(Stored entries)
- - -

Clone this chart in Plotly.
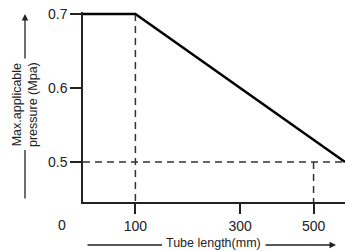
import plotly.graph_objects as go

# Data (schematic chart)
length_pts = [0, 100, 500]          # tube length (mm)
pressure_pts = [0.7, 0.7, 0.5]      # max applicable pressure (MPa)
x_tick_pos = [100, 300, 440]        # schematic tick positions as drawn
x_tick_text = ["100", "300", "500"]
y_tick_vals = [0.5, 0.6, 0.7]
y_tick_text = ["0.5", "0.6", "0.7"]
guide_x100 = [100, 100]
guide_y100 = [0.7, 0.4459]
guide_xh = [0, 500]
guide_yh = [0.5, 0.5]
guide_x500 = [440, 440]
guide_y500 = [0.5, 0.4225]

FONT = "Liberation Sans, Arial, sans-serif"
W, H = 345, 251
ml, mr, mt, mb = 83, 0, 12, 49
pw, ph = W - ml - mr, H - mt - mb

def px(x):
    return (x - ml) / pw

def py(y):
    return (H - mb - y) / ph

fig = go.Figure()
dash = "7px,5px"
for xs, ys in [(guide_x100, guide_y100), (guide_xh, guide_yh), (guide_x500, guide_y500)]:
    fig.add_trace(go.Scatter(x=xs, y=ys, mode="lines",
                             line=dict(color="#333333", width=1.5, dash=dash),
                             hoverinfo="skip", showlegend=False, cliponaxis=False))
fig.add_trace(go.Scatter(x=length_pts, y=pressure_pts, mode="lines",
                         line=dict(color="black", width=2.5),
                         showlegend=False))

fig.update_layout(
    width=W, height=H,
    margin=dict(l=ml, r=mr, t=mt, b=mb, pad=0),
    paper_bgcolor="white", plot_bgcolor="white",
    font=dict(family=FONT, color="#222222", size=14),
    xaxis=dict(range=[0, 500], showgrid=False, zeroline=False,
               showline=True, linecolor="#222222", linewidth=1.5,
               ticks="outside", ticklen=10, tickwidth=1.5, tickcolor="#222222",
               tickvals=x_tick_pos, ticktext=x_tick_text,
               tickfont=dict(size=14, family=FONT, color="#222222")),
    yaxis=dict(range=[0.7 - 190 / 740 + 2 / 740, 0.7 + 2 / 740], showgrid=False, zeroline=False,
               showline=True, linecolor="#222222", linewidth=1.5,
               ticks="outside", ticklen=11, tickwidth=1.5, tickcolor="#222222",
               tickvals=y_tick_vals, ticktext=y_tick_text,
               tickfont=dict(size=14, family=FONT, color="#222222")),
)

def seg(x0, y0, x1, y1, head):
    """line from (x0,y0) to (x1,y1) in pixel coords; optional arrowhead at (x1,y1)"""
    fig.add_annotation(text="", x=px(x1), y=py(y1), xref="paper", yref="paper",
                       ax=x0 - x1, ay=y0 - y1, showarrow=True,
                       arrowhead=2 if head else 0, arrowsize=1,
                       arrowwidth=1.3, arrowcolor="#222222")

# origin label
fig.add_annotation(text="0", x=px(62), y=py(225), xref="paper", yref="paper",
                   xanchor="center", yanchor="middle",
                   showarrow=False, font=dict(size=14, family=FONT, color="#222222"))

# x-axis title with arrow
seg(86, 245, 162, 245, False)
seg(264, 245, 336, 245, True)
fig.add_annotation(text="Tube length(mm)", x=px(213), y=py(243.5), xref="paper", yref="paper",
                   xanchor="center", yanchor="middle", showarrow=False,
                   font=dict(size=12.5, family=FONT, color="#222222"))

# y-axis title with arrow
seg(25, 200, 25, 150, False)
seg(25, 60, 25, 14, True)
fig.add_annotation(text="Max.applicable<br>pressure (Mpa)", x=px(25), y=py(105),
                   xref="paper", yref="paper", textangle=-90,
                   xanchor="center", yanchor="middle", showarrow=False,
                   font=dict(size=12.5, family=FONT, color="#222222"))

fig.write_html("out.html", config={"displayModeBar": False},
               post_script="document.body.style.margin='0';")
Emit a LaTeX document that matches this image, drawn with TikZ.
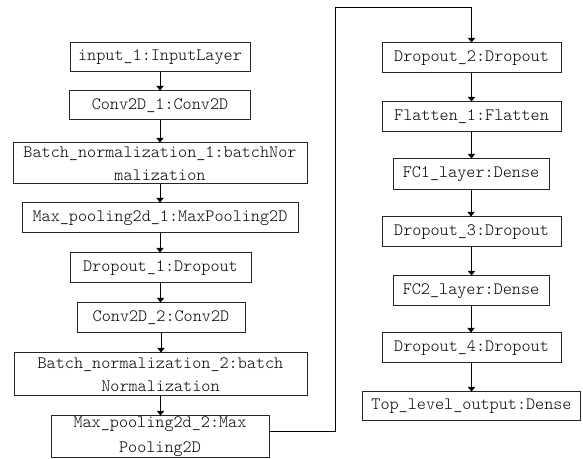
\documentclass[tikz,border=0pt]{standalone}
\usetikzlibrary{arrows.meta}
\begin{document}
\begin{tikzpicture}[x=0.75pt,y=-0.75pt,
  lay/.style 2 args={draw=black!85,line width=0.75pt,inner sep=0pt,align=center,
    minimum width=0.75*#1pt,minimum height=0.75*#2pt,
    font=\fontsize{13pt}{15.6pt}\ttfamily\fontseries{l}\selectfont},
  arr/.style={draw=black,line width=0.75pt,-{Triangle[length=3.5pt,width=5.5pt]}}]
\useasboundingbox (0,0) rectangle (583,459);
% left column
\node[lay={180}{29}] (in) at (160,57.5) {input\_1:InputLayer};
\node[lay={181}{29}] (c1) at (160,105.5) {Conv2D\_1:Conv2D};
\node[lay={294}{41}, font=\fontsize{13pt}{17pt}\ttfamily\fontseries{l}\selectfont] (bn1) at (160,163.5) {Batch\_normalization\_1:batchNor\\malization};
\node[lay={276}{30}] (mp1) at (160,218) {Max\_pooling2d\_1:MaxPooling2D};
\node[lay={181}{30}] (d1) at (160.5,268) {Dropout\_1:Dropout};
\node[lay={168}{30}] (c2) at (161,318) {Conv2D\_2:Conv2D};
\node[lay={293}{43}, font=\fontsize{13pt}{17.5pt}\ttfamily\fontseries{l}\selectfont] (bn2) at (160.5,374.5) {Batch\_normalization\_2:batch\\Normalization};
\node[lay={218}{42}, font=\fontsize{13pt}{18.5pt}\ttfamily\fontseries{l}\selectfont] (mp2) at (160,437) {Max\_pooling2d\_2:Max\\Pooling2D};
% right column
\node[lay={179}{30}] (d2) at (471.5,58) {Dropout\_2:Dropout};
\node[lay={179}{30}] (fl) at (471.5,117) {Flatten\_1:Flatten};
\node[lay={156}{31}] (fc1) at (471,174.5) {FC1\_layer:Dense};
\node[lay={179}{30}] (d3) at (471.5,232) {Dropout\_3:Dropout};
\node[lay={156}{30}] (fc2) at (471,291) {FC2\_layer:Dense};
\node[lay={179}{30}] (d4) at (471.5,348) {Dropout\_4:Dropout};
\node[lay={218}{29}] (top) at (471.5,406.5) {Top\_level\_output:Dense};
% connectors
\draw[arr] (in.south) -- (in.south |- c1.north);
\draw[arr] (c1.south) -- (c1.south |- bn1.north);
\draw[arr] (bn1.south) -- (bn1.south |- mp1.north);
\draw[arr] (mp1.south) -- (mp1.south |- d1.north);
\draw[arr] (d1.south) -- (d1.south |- c2.north);
\draw[arr] (c2.south) -- (c2.south |- bn2.north);
\draw[arr] (bn2.south) -- (bn2.south |- mp2.north);
\coordinate (t1) at (335,7.3);
\draw[arr] ([yshift=3.75pt]mp2.east) -| (t1) -| (d2.north);
\draw[arr] (d2.south) -- (d2.south |- fl.north);
\draw[arr] (fl.south) -- (fl.south |- fc1.north);
\draw[arr] (fc1.south) -- (fc1.south |- d3.north);
\draw[arr] (d3.south) -- (d3.south |- fc2.north);
\draw[arr] (fc2.south) -- (fc2.south |- d4.north);
\draw[arr] (d4.south) -- (d4.south |- top.north);
\end{tikzpicture}
\end{document}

- - -

# Objective
Transcribe the records above exactly as they appear, leaving out any pictures.

# Reply to the task
Clone this chart in Plotly.
import plotly.graph_objects as go

# Data (schematic chart)
length_pts = [0, 100, 500]          # tube length (mm)
pressure_pts = [0.7, 0.7, 0.5]      # max applicable pressure (MPa)
x_tick_pos = [100, 300, 440]        # schematic tick positions as drawn
x_tick_text = ["100", "300", "500"]
y_tick_vals = [0.5, 0.6, 0.7]
y_tick_text = ["0.5", "0.6", "0.7"]
guide_x100 = [100, 100]
guide_y100 = [0.7, 0.4459]
guide_xh = [0, 500]
guide_yh = [0.5, 0.5]
guide_x500 = [440, 440]
guide_y500 = [0.5, 0.4225]

FONT = "Liberation Sans, Arial, sans-serif"
W, H = 345, 251
ml, mr, mt, mb = 83, 0, 12, 49
pw, ph = W - ml - mr, H - mt - mb

def px(x):
    return (x - ml) / pw

def py(y):
    return (H - mb - y) / ph

fig = go.Figure()
dash = "7px,5px"
for xs, ys in [(guide_x100, guide_y100), (guide_xh, guide_yh), (guide_x500, guide_y500)]:
    fig.add_trace(go.Scatter(x=xs, y=ys, mode="lines",
                             line=dict(color="#333333", width=1.5, dash=dash),
                             hoverinfo="skip", showlegend=False, cliponaxis=False))
fig.add_trace(go.Scatter(x=length_pts, y=pressure_pts, mode="lines",
                         line=dict(color="black", width=2.5),
                         showlegend=False))

fig.update_layout(
    width=W, height=H,
    margin=dict(l=ml, r=mr, t=mt, b=mb, pad=0),
    paper_bgcolor="white", plot_bgcolor="white",
    font=dict(family=FONT, color="#222222", size=14),
    xaxis=dict(range=[0, 500], showgrid=False, zeroline=False,
               showline=True, linecolor="#222222", linewidth=1.5,
               ticks="outside", ticklen=10, tickwidth=1.5, tickcolor="#222222",
               tickvals=x_tick_pos, ticktext=x_tick_text,
               tickfont=dict(size=14, family=FONT, color="#222222")),
    yaxis=dict(range=[0.7 - 190 / 740 + 2 / 740, 0.7 + 2 / 740], showgrid=False, zeroline=False,
               showline=True, linecolor="#222222", linewidth=1.5,
               ticks="outside", ticklen=11, tickwidth=1.5, tickcolor="#222222",
               tickvals=y_tick_vals, ticktext=y_tick_text,
               tickfont=dict(size=14, family=FONT, color="#222222")),
)

def seg(x0, y0, x1, y1, head):
    """line from (x0,y0) to (x1,y1) in pixel coords; optional arrowhead at (x1,y1)"""
    fig.add_annotation(text="", x=px(x1), y=py(y1), xref="paper", yref="paper",
                       ax=x0 - x1, ay=y0 - y1, showarrow=True,
                       arrowhead=2 if head else 0, arrowsize=1,
                       arrowwidth=1.3, arrowcolor="#222222")

# origin label
fig.add_annotation(text="0", x=px(62), y=py(225), xref="paper", yref="paper",
                   xanchor="center", yanchor="middle",
                   showarrow=False, font=dict(size=14, family=FONT, color="#222222"))

# x-axis title with arrow
seg(86, 245, 162, 245, False)
seg(264, 245, 336, 245, True)
fig.add_annotation(text="Tube length(mm)", x=px(213), y=py(243.5), xref="paper", yref="paper",
                   xanchor="center", yanchor="middle", showarrow=False,
                   font=dict(size=12.5, family=FONT, color="#222222"))

# y-axis title with arrow
seg(25, 200, 25, 150, False)
seg(25, 60, 25, 14, True)
fig.add_annotation(text="Max.applicable<br>pressure (Mpa)", x=px(25), y=py(105),
                   xref="paper", yref="paper", textangle=-90,
                   xanchor="center", yanchor="middle", showarrow=False,
                   font=dict(size=12.5, family=FONT, color="#222222"))

fig.write_html("out.html", config={"displayModeBar": False},
               post_script="document.body.style.margin='0';")
Emit a LaTeX document that matches this image, drawn with TikZ.
\documentclass[tikz,border=0pt]{standalone}
\usetikzlibrary{arrows.meta}
\begin{document}
\begin{tikzpicture}[x=0.75pt,y=-0.75pt,
  lay/.style 2 args={draw=black!85,line width=0.75pt,inner sep=0pt,align=center,
    minimum width=0.75*#1pt,minimum height=0.75*#2pt,
    font=\fontsize{13pt}{15.6pt}\ttfamily\fontseries{l}\selectfont},
  arr/.style={draw=black,line width=0.75pt,-{Triangle[length=3.5pt,width=5.5pt]}}]
\useasboundingbox (0,0) rectangle (583,459);
% left column
\node[lay={180}{29}] (in) at (160,57.5) {input\_1:InputLayer};
\node[lay={181}{29}] (c1) at (160,105.5) {Conv2D\_1:Conv2D};
\node[lay={294}{41}, font=\fontsize{13pt}{17pt}\ttfamily\fontseries{l}\selectfont] (bn1) at (160,163.5) {Batch\_normalization\_1:batchNor\\malization};
\node[lay={276}{30}] (mp1) at (160,218) {Max\_pooling2d\_1:MaxPooling2D};
\node[lay={181}{30}] (d1) at (160.5,268) {Dropout\_1:Dropout};
\node[lay={168}{30}] (c2) at (161,318) {Conv2D\_2:Conv2D};
\node[lay={293}{43}, font=\fontsize{13pt}{17.5pt}\ttfamily\fontseries{l}\selectfont] (bn2) at (160.5,374.5) {Batch\_normalization\_2:batch\\Normalization};
\node[lay={218}{42}, font=\fontsize{13pt}{18.5pt}\ttfamily\fontseries{l}\selectfont] (mp2) at (160,437) {Max\_pooling2d\_2:Max\\Pooling2D};
% right column
\node[lay={179}{30}] (d2) at (471.5,58) {Dropout\_2:Dropout};
\node[lay={179}{30}] (fl) at (471.5,117) {Flatten\_1:Flatten};
\node[lay={156}{31}] (fc1) at (471,174.5) {FC1\_layer:Dense};
\node[lay={179}{30}] (d3) at (471.5,232) {Dropout\_3:Dropout};
\node[lay={156}{30}] (fc2) at (471,291) {FC2\_layer:Dense};
\node[lay={179}{30}] (d4) at (471.5,348) {Dropout\_4:Dropout};
\node[lay={218}{29}] (top) at (471.5,406.5) {Top\_level\_output:Dense};
% connectors
\draw[arr] (in.south) -- (in.south |- c1.north);
\draw[arr] (c1.south) -- (c1.south |- bn1.north);
\draw[arr] (bn1.south) -- (bn1.south |- mp1.north);
\draw[arr] (mp1.south) -- (mp1.south |- d1.north);
\draw[arr] (d1.south) -- (d1.south |- c2.north);
\draw[arr] (c2.south) -- (c2.south |- bn2.north);
\draw[arr] (bn2.south) -- (bn2.south |- mp2.north);
\coordinate (t1) at (335,7.3);
\draw[arr] ([yshift=3.75pt]mp2.east) -| (t1) -| (d2.north);
\draw[arr] (d2.south) -- (d2.south |- fl.north);
\draw[arr] (fl.south) -- (fl.south |- fc1.north);
\draw[arr] (fc1.south) -- (fc1.south |- d3.north);
\draw[arr] (d3.south) -- (d3.south |- fc2.north);
\draw[arr] (fc2.south) -- (fc2.south |- d4.north);
\draw[arr] (d4.south) -- (d4.south |- top.north);
\end{tikzpicture}
\end{document}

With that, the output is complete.